Tshemeriski (Chemeriski), Alexander
TSHEMERISKI (Chemeriski), ALEXANDER
TSHEMERISKI (Chemeriski), ALEXANDER (Solomon ; 1880–193?), leading member of the Russian *Bund and later of the *Yevsektsiya in the Soviet Union. Born in Bar, Podolia, in the late 1890s Tshemeriski worked as a photographer in Minsk, and ranked among the activists of the Bund. In 1901 he was among the founders of the *Independent Jewish Workers Party. When the party was liquidated, he once more became a revolutionary and conducted illegal propaganda among the peasants. After he addressed a letter of "confession" to the central committee of the Bund, however, he was again accepted within its ranks. As a committee member of the Bund in Lodz, he played an important role in the 1905 Revolution. During the years 1908–10 he was exiled to Siberia. Upon his return, he was the delegate for Lodz at the eighth (Lemberg, 1910) and ninth (Vienna, 1912) conferences of the Bund. He also represented Jewish workers of Lodz at the all-Russian convention of craftsmen (St. Petersburg, 1911), after which he was again arrested. During World War i he lived in Vienna and Geneva. Upon his return to Russia, he was arrested, but set free after the February revolution (1917). Tshemeriski was co-opted as a member of the central committee of the Bund, active in Yekaterinoslav (Dnepropetrovsk) and Kiev, and became a member of the central executive of the trade unions of Ukraine. At the 11th conference of the Bund (March 1919), having been nominated as a candidate for the central committee, he rapidly turned to the Bolsheviks and participated in the foundation of the "Komfarbund," which was the result of merging the "Kombund" with the United Jewish Communist Party (May 1919). At first a member of the head office of the Yevsektsiya in the Ukraine, he was subsequently appointed member of the central bureau of the Yevsektsiya and its secretary (1920). He wrote for Emes and was active in social and economic reconstruction and education among the Jews. In the mid-1930s he was arrested and tried on charges which included his previous affiliation to the "Independents." He apparently died in prison. Tshemeriski published memoirs in Krasny Arkhiv, no. 1 (1922), on the "Independents," and in Royte Bleter (1929), on his activities in Lodz in 1905. His publications of the Soviet period are listed in Ch.

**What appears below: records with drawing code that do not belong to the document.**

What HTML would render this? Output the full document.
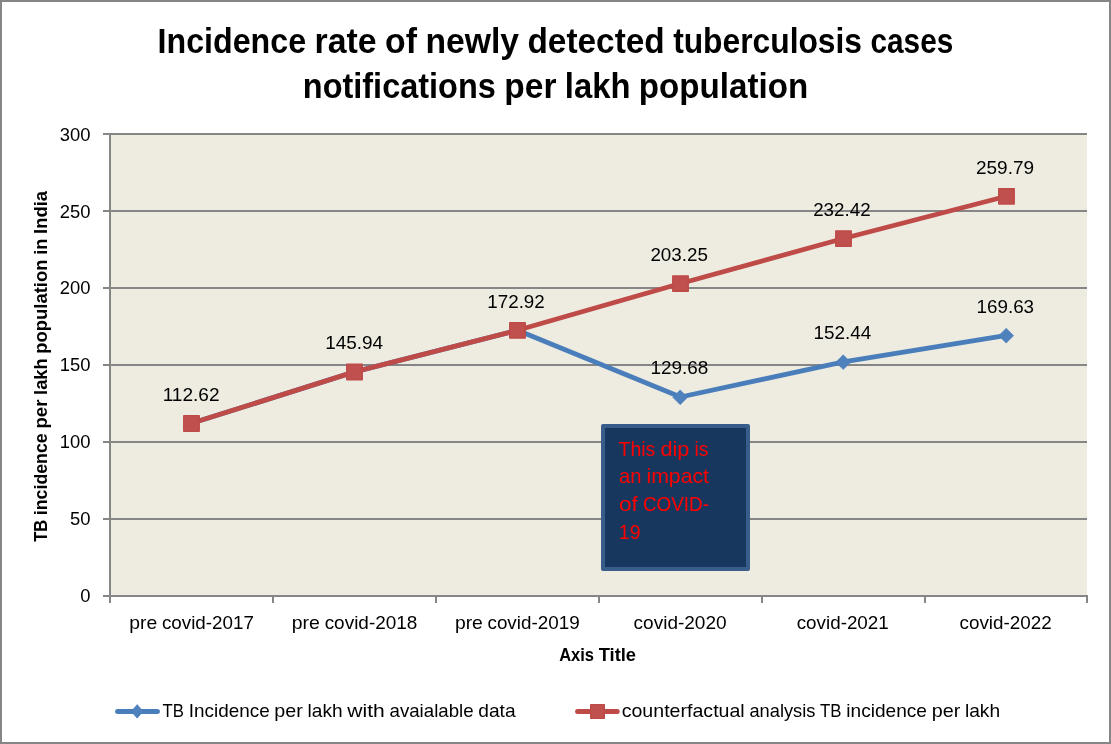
<!DOCTYPE html>
<html lang="en"><head><meta charset="utf-8"><title>Incidence rate of newly detected tuberculosis cases</title>
<style>html,body{margin:0;padding:0;background:#fff;}svg{display:block;}text{font-family:"Liberation Sans",sans-serif;fill:#000;}.b{font-weight:bold;}</style></head><body>
<svg width="1111" height="744" viewBox="0 0 1111 744">
<rect x="0" y="0" width="1111" height="744" fill="#fff"/>
<rect x="1" y="1" width="1109" height="742" fill="none" stroke="#868686" stroke-width="2"/>
<rect x="110.0" y="134.0" width="977.0" height="462.0" fill="#EEECE1"/>
<line x1="103.0" y1="596.0" x2="1088.0" y2="596.0" stroke="#868686" stroke-width="2"/>
<line x1="103.0" y1="519.0" x2="1087.0" y2="519.0" stroke="#868686" stroke-width="2"/>
<line x1="103.0" y1="442.0" x2="1087.0" y2="442.0" stroke="#868686" stroke-width="2"/>
<line x1="103.0" y1="365.0" x2="1087.0" y2="365.0" stroke="#868686" stroke-width="2"/>
<line x1="103.0" y1="288.0" x2="1087.0" y2="288.0" stroke="#868686" stroke-width="2"/>
<line x1="103.0" y1="211.0" x2="1087.0" y2="211.0" stroke="#868686" stroke-width="2"/>
<line x1="103.0" y1="134.0" x2="1087.0" y2="134.0" stroke="#868686" stroke-width="2"/>
<line x1="110.0" y1="133.0" x2="110.0" y2="603.0" stroke="#868686" stroke-width="2"/>
<line x1="273.00" y1="596.0" x2="273.00" y2="603.0" stroke="#868686" stroke-width="2"/>
<line x1="436.00" y1="596.0" x2="436.00" y2="603.0" stroke="#868686" stroke-width="2"/>
<line x1="599.00" y1="596.0" x2="599.00" y2="603.0" stroke="#868686" stroke-width="2"/>
<line x1="762.00" y1="596.0" x2="762.00" y2="603.0" stroke="#868686" stroke-width="2"/>
<line x1="925.00" y1="596.0" x2="925.00" y2="603.0" stroke="#868686" stroke-width="2"/>
<line x1="1087.00" y1="596.0" x2="1087.00" y2="603.0" stroke="#868686" stroke-width="2"/>
<text class="b" y="52.7" font-size="35"><tspan x="157.60" textLength="148.48" lengthAdjust="spacingAndGlyphs">Incidence</tspan> <tspan x="314.55" textLength="62.02" lengthAdjust="spacingAndGlyphs">rate</tspan> <tspan x="385.00" textLength="31.90" lengthAdjust="spacingAndGlyphs">of</tspan> <tspan x="425.44" textLength="93.59" lengthAdjust="spacingAndGlyphs">newly</tspan> <tspan x="527.49" textLength="137.19" lengthAdjust="spacingAndGlyphs">detected</tspan> <tspan x="673.14" textLength="188.92" lengthAdjust="spacingAndGlyphs">tuberculosis</tspan> <tspan x="870.54" textLength="82.66" lengthAdjust="spacingAndGlyphs">cases</tspan></text>
<text class="b" y="97.9" font-size="35"><tspan x="302.80" textLength="193.05" lengthAdjust="spacingAndGlyphs">notifications</tspan> <tspan x="504.29" textLength="52.14" lengthAdjust="spacingAndGlyphs">per</tspan> <tspan x="564.85" textLength="65.58" lengthAdjust="spacingAndGlyphs">lakh</tspan> <tspan x="638.87" textLength="169.43" lengthAdjust="spacingAndGlyphs">population</tspan></text>
<text x="80.16" y="601.5" font-size="19.0" textLength="10.23" lengthAdjust="spacingAndGlyphs">0</text>
<text x="69.93" y="524.7" font-size="19.0" textLength="20.46" lengthAdjust="spacingAndGlyphs">50</text>
<text x="59.70" y="447.9" font-size="19.0" textLength="30.69" lengthAdjust="spacingAndGlyphs">100</text>
<text x="59.70" y="371.2" font-size="19.0" textLength="30.69" lengthAdjust="spacingAndGlyphs">150</text>
<text x="59.70" y="294.4" font-size="19.0" textLength="30.69" lengthAdjust="spacingAndGlyphs">200</text>
<text x="59.70" y="217.6" font-size="19.0" textLength="30.69" lengthAdjust="spacingAndGlyphs">250</text>
<text x="59.70" y="140.8" font-size="19.0" textLength="30.69" lengthAdjust="spacingAndGlyphs">300</text>
<text y="628.7" font-size="19.0"><tspan x="129.30" textLength="27.94" lengthAdjust="spacingAndGlyphs">pre</tspan> <tspan x="161.89" textLength="92.12" lengthAdjust="spacingAndGlyphs">covid-2017</tspan></text>
<text y="628.7" font-size="19.0"><tspan x="291.80" textLength="28.14" lengthAdjust="spacingAndGlyphs">pre</tspan> <tspan x="324.63" textLength="92.78" lengthAdjust="spacingAndGlyphs">covid-2018</tspan></text>
<text y="628.7" font-size="19.0"><tspan x="454.90" textLength="27.94" lengthAdjust="spacingAndGlyphs">pre</tspan> <tspan x="487.49" textLength="92.12" lengthAdjust="spacingAndGlyphs">covid-2019</tspan></text>
<text y="628.7" font-size="19.0"><tspan x="633.60" textLength="93.00" lengthAdjust="spacingAndGlyphs">covid-2020</tspan></text>
<text y="628.7" font-size="19.0"><tspan x="796.70" textLength="92.10" lengthAdjust="spacingAndGlyphs">covid-2021</tspan></text>
<text y="628.7" font-size="19.0"><tspan x="959.50" textLength="92.10" lengthAdjust="spacingAndGlyphs">covid-2022</tspan></text>
<text class="b" y="660.8" font-size="19"><tspan x="559.20" textLength="34.87" lengthAdjust="spacingAndGlyphs">Axis</tspan> <tspan x="598.67" textLength="37.42" lengthAdjust="spacingAndGlyphs">Title</tspan></text>
<text class="b" transform="translate(46.9 541.8) rotate(-90)" y="0" font-size="19"><tspan x="0.00" textLength="21.93" lengthAdjust="spacingAndGlyphs">TB</tspan> <tspan x="26.61" textLength="81.91" lengthAdjust="spacingAndGlyphs">incidence</tspan> <tspan x="113.22" textLength="28.99" lengthAdjust="spacingAndGlyphs">per</tspan> <tspan x="146.89" textLength="36.46" lengthAdjust="spacingAndGlyphs">lakh</tspan> <tspan x="188.04" textLength="94.20" lengthAdjust="spacingAndGlyphs">population</tspan> <tspan x="286.94" textLength="16.23" lengthAdjust="spacingAndGlyphs">in</tspan> <tspan x="307.88" textLength="43.05" lengthAdjust="spacingAndGlyphs">India</tspan></text>
<polyline points="191.50,423.33 354.50,371.91 517.50,330.28 680.50,397.00 843.50,361.89 1006.50,335.36" fill="none" stroke="#4A7EBB" stroke-width="4.8" stroke-linejoin="round" stroke-linecap="round"/>
<path d="M191.20 416.23L198.60 423.63L191.20 431.03L183.80 423.63Z" fill="#4F81BD" stroke="#4A7EBB" stroke-width="0.6" stroke-linejoin="round"/>
<path d="M354.20 364.81L361.60 372.21L354.20 379.61L346.80 372.21Z" fill="#4F81BD" stroke="#4A7EBB" stroke-width="0.6" stroke-linejoin="round"/>
<path d="M517.20 323.18L524.60 330.58L517.20 337.98L509.80 330.58Z" fill="#4F81BD" stroke="#4A7EBB" stroke-width="0.6" stroke-linejoin="round"/>
<path d="M680.20 389.90L687.60 397.30L680.20 404.70L672.80 397.30Z" fill="#4F81BD" stroke="#4A7EBB" stroke-width="0.6" stroke-linejoin="round"/>
<path d="M843.20 354.79L850.60 362.19L843.20 369.59L835.80 362.19Z" fill="#4F81BD" stroke="#4A7EBB" stroke-width="0.6" stroke-linejoin="round"/>
<path d="M1006.20 328.26L1013.60 335.66L1006.20 343.06L998.80 335.66Z" fill="#4F81BD" stroke="#4A7EBB" stroke-width="0.6" stroke-linejoin="round"/>
<polyline points="191.50,423.33 354.50,371.91 517.50,330.28 680.50,283.49 843.50,238.48 1006.50,196.24" fill="none" stroke="#BE4B48" stroke-width="4.8" stroke-linejoin="round" stroke-linecap="round"/>
<rect x="183.80" y="415.73" width="15.4" height="15.4" fill="#C0504D" stroke="#BE4B48" stroke-width="1.5" stroke-linejoin="round"/>
<rect x="346.80" y="364.31" width="15.4" height="15.4" fill="#C0504D" stroke="#BE4B48" stroke-width="1.5" stroke-linejoin="round"/>
<rect x="509.80" y="322.68" width="15.4" height="15.4" fill="#C0504D" stroke="#BE4B48" stroke-width="1.5" stroke-linejoin="round"/>
<rect x="672.80" y="275.89" width="15.4" height="15.4" fill="#C0504D" stroke="#BE4B48" stroke-width="1.5" stroke-linejoin="round"/>
<rect x="835.80" y="230.88" width="15.4" height="15.4" fill="#C0504D" stroke="#BE4B48" stroke-width="1.5" stroke-linejoin="round"/>
<rect x="998.80" y="188.64" width="15.4" height="15.4" fill="#C0504D" stroke="#BE4B48" stroke-width="1.5" stroke-linejoin="round"/>
<text y="400.9" font-size="19.0"><tspan x="162.70" textLength="56.89" lengthAdjust="spacingAndGlyphs">112.62</tspan></text>
<text y="349.4" font-size="19.0"><tspan x="325.20" textLength="57.99" lengthAdjust="spacingAndGlyphs">145.94</tspan></text>
<text y="308.1" font-size="19.0"><tspan x="487.30" textLength="57.49" lengthAdjust="spacingAndGlyphs">172.92</tspan></text>
<text y="260.9" font-size="19.0"><tspan x="650.40" textLength="57.49" lengthAdjust="spacingAndGlyphs">203.25</tspan></text>
<text y="215.6" font-size="19.0"><tspan x="813.20" textLength="57.39" lengthAdjust="spacingAndGlyphs">232.42</tspan></text>
<text y="173.8" font-size="19.0"><tspan x="976.00" textLength="58.09" lengthAdjust="spacingAndGlyphs">259.79</tspan></text>
<text y="373.9" font-size="19.0"><tspan x="650.40" textLength="57.89" lengthAdjust="spacingAndGlyphs">129.68</tspan></text>
<text y="338.7" font-size="19.0"><tspan x="813.40" textLength="57.79" lengthAdjust="spacingAndGlyphs">152.44</tspan></text>
<text y="312.5" font-size="19.0"><tspan x="976.50" textLength="57.59" lengthAdjust="spacingAndGlyphs">169.63</tspan></text>
<rect x="603" y="426" width="145" height="143" fill="#17375E" stroke="#385D8A" stroke-width="4" stroke-linejoin="round"/>
<text y="455.60" font-size="21" style="fill:#FF0000"><tspan x="618.50" textLength="36.87" lengthAdjust="spacingAndGlyphs">This</tspan> <tspan x="660.48" textLength="28.91" lengthAdjust="spacingAndGlyphs">dip</tspan> <tspan x="694.50" textLength="14.02" lengthAdjust="spacingAndGlyphs">is</tspan></text>
<text y="483.45" font-size="21" style="fill:#FF0000"><tspan x="618.90" textLength="22.50" lengthAdjust="spacingAndGlyphs">an</tspan> <tspan x="646.47" textLength="62.55" lengthAdjust="spacingAndGlyphs">impact</tspan></text>
<text y="511.30" font-size="21" style="fill:#FF0000"><tspan x="618.90" textLength="18.84" lengthAdjust="spacingAndGlyphs">of</tspan> <tspan x="642.90" textLength="66.09" lengthAdjust="spacingAndGlyphs">COVID-</tspan></text>
<text y="539.15" font-size="21" style="fill:#FF0000"><tspan x="618.80" textLength="21.69" lengthAdjust="spacingAndGlyphs">19</tspan></text>
<line x1="117.6" y1="711.4" x2="157.4" y2="711.4" stroke="#4A7EBB" stroke-width="5" stroke-linecap="round"/>
<path d="M137.2 704.6L143.2 711.4L137.2 718.2L131.2 711.4Z" fill="#4F81BD" stroke="#4A7EBB" stroke-width="0.6" stroke-linejoin="round"/>
<text y="716.7" font-size="19.0"><tspan x="162.60" textLength="21.41" lengthAdjust="spacingAndGlyphs">TB</tspan> <tspan x="188.71" textLength="80.96" lengthAdjust="spacingAndGlyphs">Incidence</tspan> <tspan x="274.38" textLength="28.50" lengthAdjust="spacingAndGlyphs">per</tspan> <tspan x="307.56" textLength="35.07" lengthAdjust="spacingAndGlyphs">lakh</tspan> <tspan x="347.37" textLength="37.45" lengthAdjust="spacingAndGlyphs">with</tspan> <tspan x="389.51" textLength="84.08" lengthAdjust="spacingAndGlyphs">avaialable</tspan> <tspan x="478.27" textLength="37.31" lengthAdjust="spacingAndGlyphs">data</tspan></text>
<line x1="577.6" y1="711.4" x2="617.2" y2="711.4" stroke="#BE4B48" stroke-width="5" stroke-linecap="round"/>
<rect x="590.7" y="704.7" width="13.6" height="13.6" fill="#C0504D" stroke="#BE4B48" stroke-width="1.4" stroke-linejoin="round"/>
<text y="716.7" font-size="19.0"><tspan x="621.70" textLength="123.03" lengthAdjust="spacingAndGlyphs">counterfactual</tspan> <tspan x="749.45" textLength="65.95" lengthAdjust="spacingAndGlyphs">analysis</tspan> <tspan x="820.11" textLength="21.46" lengthAdjust="spacingAndGlyphs">TB</tspan> <tspan x="846.28" textLength="80.70" lengthAdjust="spacingAndGlyphs">incidence</tspan> <tspan x="931.68" textLength="28.57" lengthAdjust="spacingAndGlyphs">per</tspan> <tspan x="964.95" textLength="35.15" lengthAdjust="spacingAndGlyphs">lakh</tspan></text>
</svg></body></html>
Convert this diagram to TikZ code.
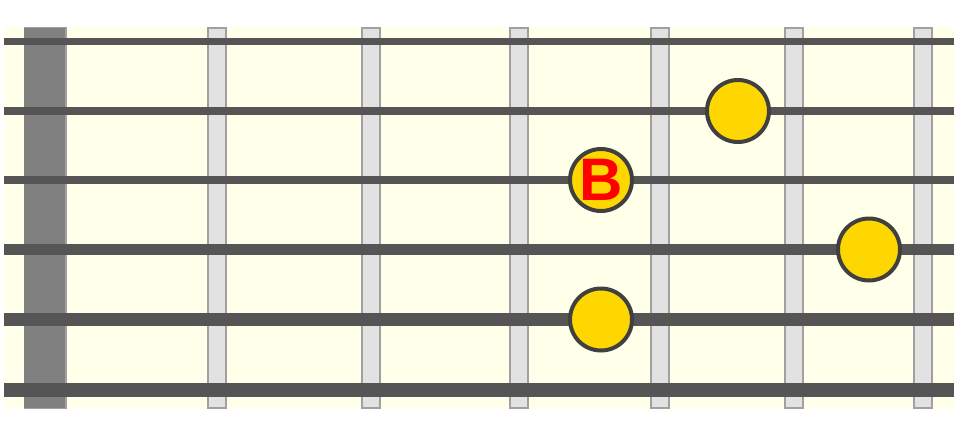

Shmeruk (ed.), Pirsumim Yehudiyyim be-Verit ha-Mo'aẓot (1961), index.
M. Altshuler (ed.), Russian Publications on Jews and Judaism in the Soviet Union 1917 – 1967 (1970), index; J.S. Hertz et al. (eds.), Geshikhte fun Bund, 3 vols. (1960–66), index; lnyl, 4 (1961), 153–4; Avram der Tate [= Leib Blekhman], Bleter fun Mayn Yugnt (1959), 179–85.